-- Start --
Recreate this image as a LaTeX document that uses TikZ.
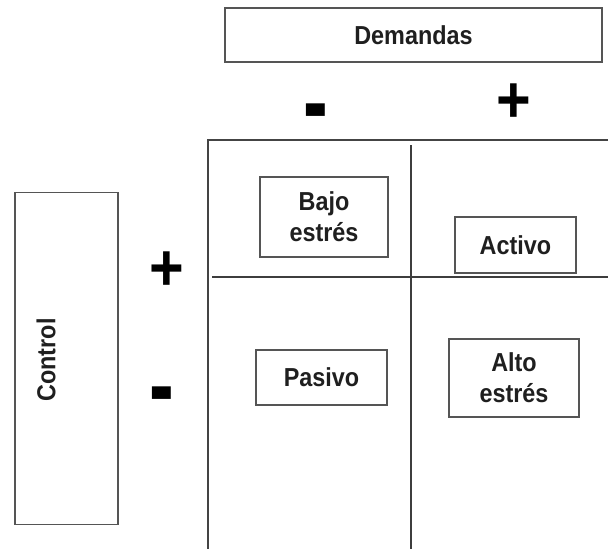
\documentclass[tikz,border=0pt]{standalone}
\usepackage{fontspec}
\setmainfont[FakeStretch=0.9]{Liberation Sans}
\definecolor{boxgray}{HTML}{555555}
\definecolor{linegray}{HTML}{444444}
\newcommand{\fatminus}{\scalebox{1.25}[1.6]{-}}
\tikzset{
  lbl/.style={draw=boxgray, line width=1.6pt, fill=white, align=center, inner sep=0pt,
    font=\fontsize{26}{31}\selectfont\bfseries, text=black!88},
  sign/.style={inner sep=0pt, font=\fontsize{66}{66}\selectfont\bfseries, text=black},
  frame/.style={draw=linegray, line width=1.5pt},
  divider/.style={draw=linegray!90!black, line width=2.6pt}
}
\begin{document}
\begin{tikzpicture}[x=1pt,y=-1pt]
\useasboundingbox (0,0) rectangle (608,549);
% frame and dividers
\coordinate (ftl) at (208,140);
\coordinate (ftr) at (608,140);
\coordinate (fbl) at (208,549);
\coordinate (vt) at (411,145);
\coordinate (vb) at (411,549);
\coordinate (hl) at (212,277);
\coordinate (hr) at (608,277);
\draw[frame] (ftr) -- (ftl) -- (fbl);
\draw[divider] (vt) -- (vb);
\draw[divider] (hl) -- (hr);
% header
\node[lbl, minimum width=377, minimum height=54] (dem) at (413.5,35) {Demandas};
\node[lbl, minimum width=103, minimum height=332] (ctl) at (66.5,358.5) {};
\node[rotate=90, font=\fontsize{26}{31}\selectfont\bfseries, text=black!88, inner sep=0pt] (ctltxt) at (46,360) {Control};
% signs
\node[sign] (dminus) at (316,121) {\fatminus};
\node[sign] (dplus) at (514,103) {+};
\node[sign] (cplus) at (167,271) {+};
\node[sign] (cminus) at (162,404) {\fatminus};
% quadrants
\node[lbl, minimum width=128, minimum height=80] (bajo) at (324,217) {Bajo\\estrés};
\node[lbl, minimum width=121, minimum height=56] (activo) at (515.5,245) {Activo};
\node[lbl, minimum width=131, minimum height=55] (pasivo) at (321.5,377.5) {Pasivo};
\node[lbl, minimum width=130, minimum height=78] (alto) at (514,378) {Alto\\estrés};
\end{tikzpicture}
\end{document}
-- End --
> [What is required]: Repeat the material exactly as it reads, without any of its pictures.

> [Expected answer]:
Recreate this image as a LaTeX document that uses TikZ.
\documentclass[tikz,border=0pt]{standalone}
\usepackage{fontspec}
\setmainfont[FakeStretch=0.9]{Liberation Sans}
\definecolor{boxgray}{HTML}{555555}
\definecolor{linegray}{HTML}{444444}
\newcommand{\fatminus}{\scalebox{1.25}[1.6]{-}}
\tikzset{
  lbl/.style={draw=boxgray, line width=1.6pt, fill=white, align=center, inner sep=0pt,
    font=\fontsize{26}{31}\selectfont\bfseries, text=black!88},
  sign/.style={inner sep=0pt, font=\fontsize{66}{66}\selectfont\bfseries, text=black},
  frame/.style={draw=linegray, line width=1.5pt},
  divider/.style={draw=linegray!90!black, line width=2.6pt}
}
\begin{document}
\begin{tikzpicture}[x=1pt,y=-1pt]
\useasboundingbox (0,0) rectangle (608,549);
% frame and dividers
\coordinate (ftl) at (208,140);
\coordinate (ftr) at (608,140);
\coordinate (fbl) at (208,549);
\coordinate (vt) at (411,145);
\coordinate (vb) at (411,549);
\coordinate (hl) at (212,277);
\coordinate (hr) at (608,277);
\draw[frame] (ftr) -- (ftl) -- (fbl);
\draw[divider] (vt) -- (vb);
\draw[divider] (hl) -- (hr);
% header
\node[lbl, minimum width=377, minimum height=54] (dem) at (413.5,35) {Demandas};
\node[lbl, minimum width=103, minimum height=332] (ctl) at (66.5,358.5) {};
\node[rotate=90, font=\fontsize{26}{31}\selectfont\bfseries, text=black!88, inner sep=0pt] (ctltxt) at (46,360) {Control};
% signs
\node[sign] (dminus) at (316,121) {\fatminus};
\node[sign] (dplus) at (514,103) {+};
\node[sign] (cplus) at (167,271) {+};
\node[sign] (cminus) at (162,404) {\fatminus};
% quadrants
\node[lbl, minimum width=128, minimum height=80] (bajo) at (324,217) {Bajo\\estrés};
\node[lbl, minimum width=121, minimum height=56] (activo) at (515.5,245) {Activo};
\node[lbl, minimum width=131, minimum height=55] (pasivo) at (321.5,377.5) {Pasivo};
\node[lbl, minimum width=130, minimum height=78] (alto) at (514,378) {Alto\\estrés};
\end{tikzpicture}
\end{document}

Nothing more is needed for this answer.